I love this city with all my heart. Just remember both the cultural differences and what it can do to you!
Being in love in Paris won’t magically happen just because Paris is filled with romance. Romantic nights happen to all of us in Paris, but then you’ll open your eyes and see the face of a stranger. They’ll look without seeing anything. The moments are romantic–nothing more, nothing less. They lack substance or meaning. They’re all dream-like in a way, taking on a story-like quality–a whimsical, serendipitous experience. But those moments don’t matter in the morning. They don’t matter on long train rides alone with your thoughts, laying awake in bed, or sitting by the river, watching the fairy lights dance in the trees.
The city is beautiful in its own right. Go have a relationship with the city. But don’t expect it to provide the true romance you’re seeking.

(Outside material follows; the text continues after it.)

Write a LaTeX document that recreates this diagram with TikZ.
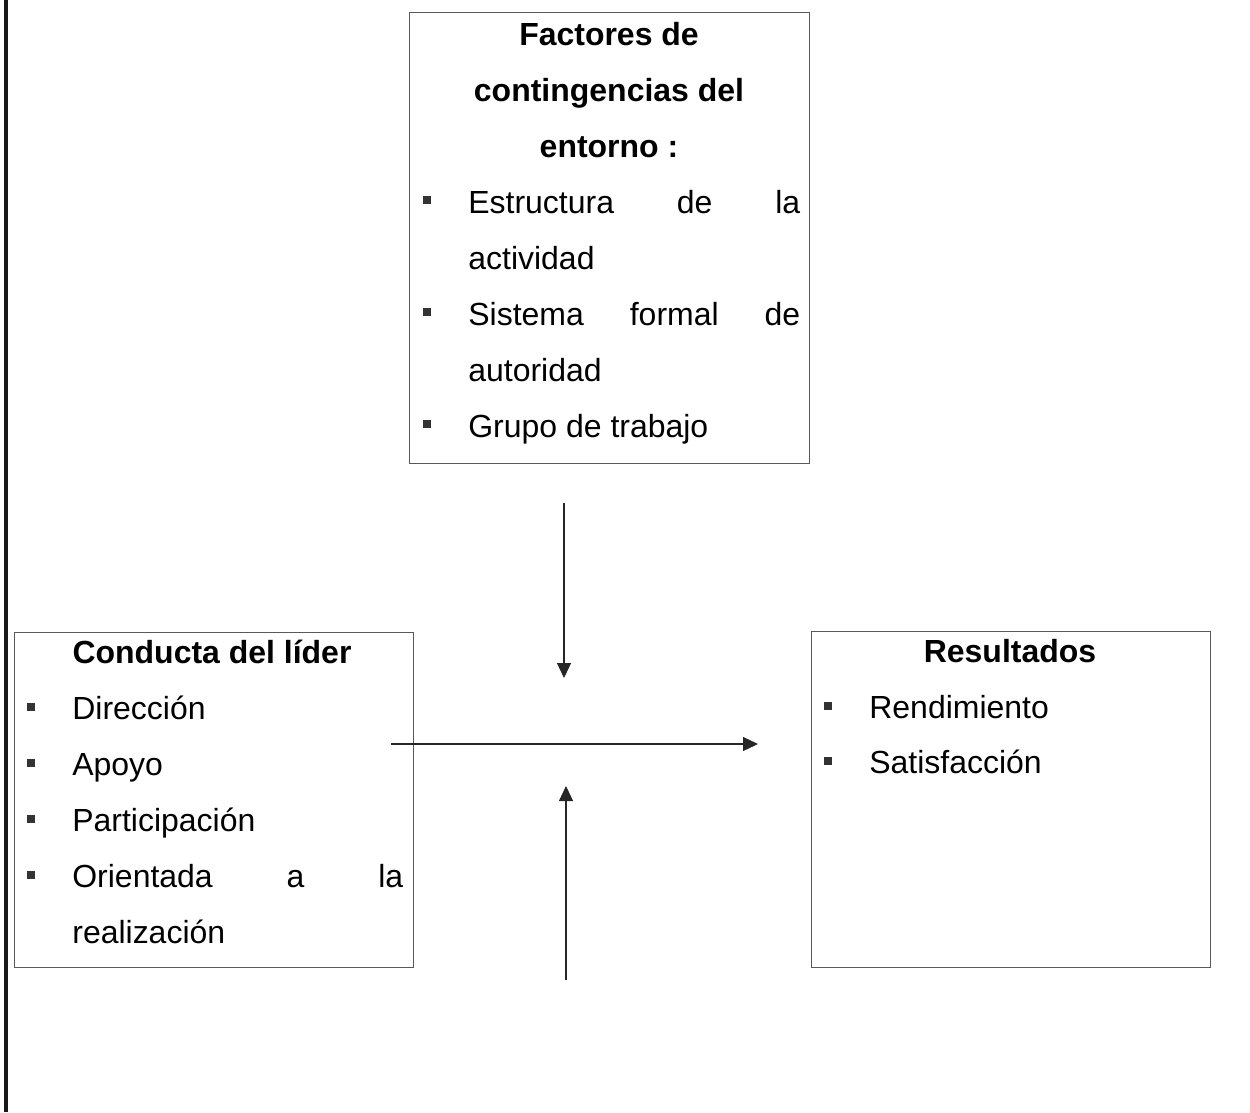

Emotions develop the way they do anywhere else, and it’s lovely, and meaningful, and happens in non-romantic ways, non-Parisian ways: knowing someone too well, drinking tea together, watching films, or attempting to make a meal in a 10 meter squared apartment.
If you’re lucky,
You won’t expect romance at all.
You’ll learn to expect nothing but meaningless flings and entertaining stories to drunkenly relay over a bottle of Bordeaux.
But you’ll realize…
The most romantic moments in Paris aren’t the ones you’ll see in movies
Or find on postcards;
They’re just like everywhere else,
Where one night
You’ll open your eyes and know
Without words or reason
Or any specific indicator of change
That the person looking back suddenly means so much more,
That you’re looking at the only one you’ll remember,
The only one who mattered.
And it won’t be because you strolled through French gardens together or chased each other up the steps of Sacré Coeur. Romantic as they may be, those moments only matter in the moment. They’re fleeting and ephemeral, barely scraping the surface of our souls.
It will simply be because you met someone who changed you, who found a spot in your heart. Paris can create romance for you, but it can’t create depth. That you need to find on your own. And only when you do will you feel Paris wash over you.